Martin McGuinness, antigo vice-primeiro-ministro e histórico líder do grupo separatista IRA – e, por isso, também uma das figuras centrais no processo de paz na Irlanda do Norte -, morreu esta terça-feira aos 66 anos, cerca de dois meses depois de abandonar a política ativa. Segundo a imprensa britânica, o ex-governante sofria de uma rara doença genética, causada por depósitos anormais de proteínas nos tecidos e órgãos.
A notícia foi confirmada por Gerry Adams, deputado, presidente do partido Sinn Féin e amigo próximo. “Ao longo da sua vida, Martin mostrou grande determinação, dignidade e humildade, e não foi diferente durante a sua curta doença”, afirmou, num comunicado publicado no site do partido irlandês. “Era um republicano apaixonado que trabalhou incansavelmente pela paz, reconciliação e pela reunificação do seu país.”
Ex-líder do IRA – grupo separatista que usava o nome de Exército Revolucionário Irlandês -, Martin McGuinness acabou por se tornar no principal negociador do Sin Féinn no processo de paz na Irlanda do Norte, que levou à assinatura a 10 de abril de 1998 do Acordo de Belfast (também conhecido como Acordo da Sexta-feira Santa) pelos governos britânico e irlandês, pondo assim fim ao conflito sangrento entre nacionalistas e unionistas. Em 2007, tornou-se vice-primeiro-ministro da Irlanda do Norte, durante o governo de Ian Paisley, do Partido Democrático Unionista, mantendo-se no cargo nos dois governos seguintes (de Peter Robinson e Arlene Foster).
Demitiu-se a 9 de janeiro, depois de Foster se ter recusado a afastar-se temporariamente na sequência de um inquérito a um escândalo de energia pública. A sua demissão levou ao colapso do governo de coligação irlandês e à realização de novas eleições, às quais já tinha admitido que não iria concorrer.
“O meu trabalho enquanto líder político é evitar a guerra”

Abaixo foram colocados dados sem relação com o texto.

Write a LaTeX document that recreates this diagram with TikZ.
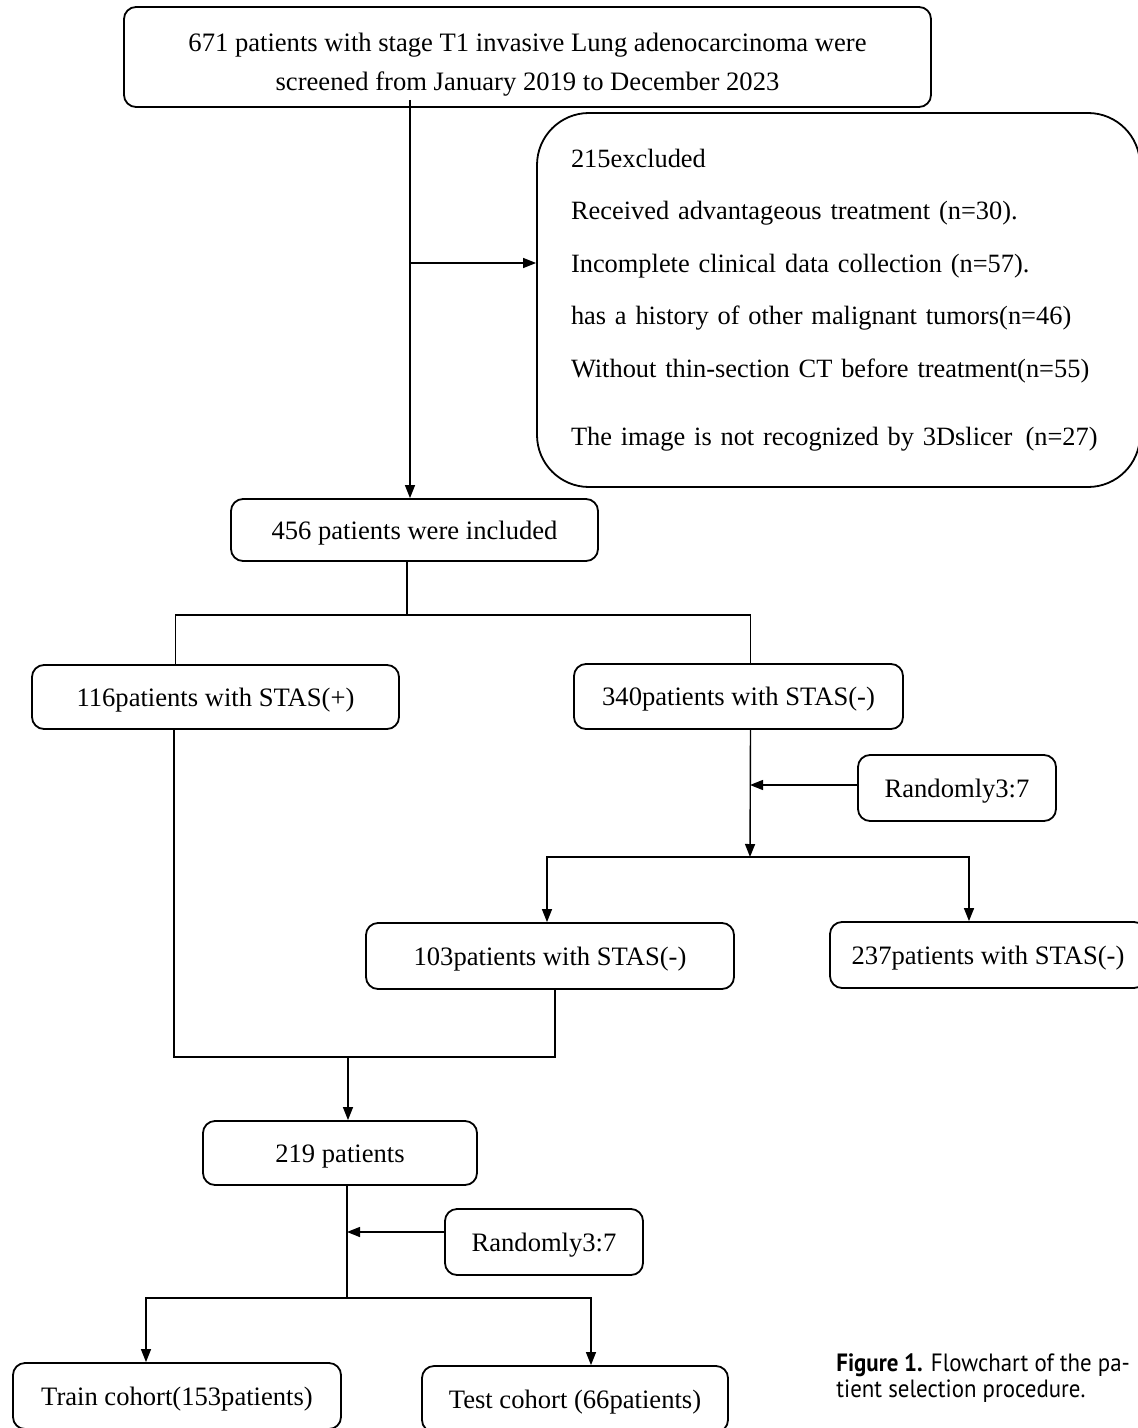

James Martin Pacelli McGuinness nasceu a 23 de maio de 1950, em Derry, a segunda maior cidade da Irlanda do Norte. Foi na adolescência que se começou a envolver politicamente, depois de ter visto as imagens do deputado Gerry Fitt coberto de sangue durante uma manifestação pelos direitos civis em 1968. Alistou-se no Exército Republicano Irlandês (IRA) e, numa questão de meses, chegou a número dois na Brigada de Derry. Era esse o cargo que ocupava a 30 de janeiro de 1972, o Domingo Sangrento. Nesse dia, um regimento de soldados britânicos matou a tiro 13 católicos desarmados, durante uma manifestação em Derry.
Em março desse ano, o primeiro-ministro do Reino Unido, Edward Heath, suspendeu o governo irlandês e Martin McGuinness foi enviado para Inglaterra, juntamente com Gerry Adams, para iniciar negociações com o Secretário de Estado da Irlanda do Norte, Willie Whitelaw, em nome do IRA. Adams e McGuinness não eram completos desconhecidos, mas foi durante essa viagem que nasceu a amizade estreita e parceria política que mantiveram até ao fim.
McGuinness deixou o IRA em 1974, depois de ter sido condenado a um ano a duas penas de prisão — uma por ter sido apanhado com um carro cheio de explosivos e outra por pertencer à organização irlandesa. Foi nessa altura — com a entrada para o Sinn Féin — que o ex-primeiro-ministro entrou definitivamente na política, tornando-se numa das figuras centrais na defesa da paz na Irlanda do Norte. Foi também um período em que enfrentou fortes críticas pelo seu ativismo enquanto líder do IRA e a oposição de outros políticos que se recusavam, inclusivamente, a cumprimentá-lo. Daí que o momento em que a Rainha Isabel II e Martin McGuinness deram um aperto de mãos, em Belfast, em 2012, tenha ficado na história.
McGuiness era um dos responsáveis do IRA quando o grupo organizou um atentado bombista em 1979 que matou Lord Mountbatten, primo da monarca britânica. O cumprimento, impensável durante anos, acabou assim por selar um acordo de paz e foi comentado por McGuinness numa entrevista que pode rever aqui:
Nos anos que se seguiram, foi ganhando cada vez mais destaque dentro do partido, ocupando vários cargos políticos. Um dos principais responsáveis pela negociação do processo de paz, que levou à assinatura do Acordo de Belfast em 1998, foi membro do parlamento irlandês entre 1997 e 2013, ministro da Educação entre 1999 e 2002 e vice-primeiro-ministro desde 2007 até à sua demissão em janeiro deste ano, afirmando que não voltaria à vida política por motivos de saúde. Recentemente, admitiu que a sua guerra “tinha acabado”. “O meu trabalho enquanto líder político é evitar a guerra.”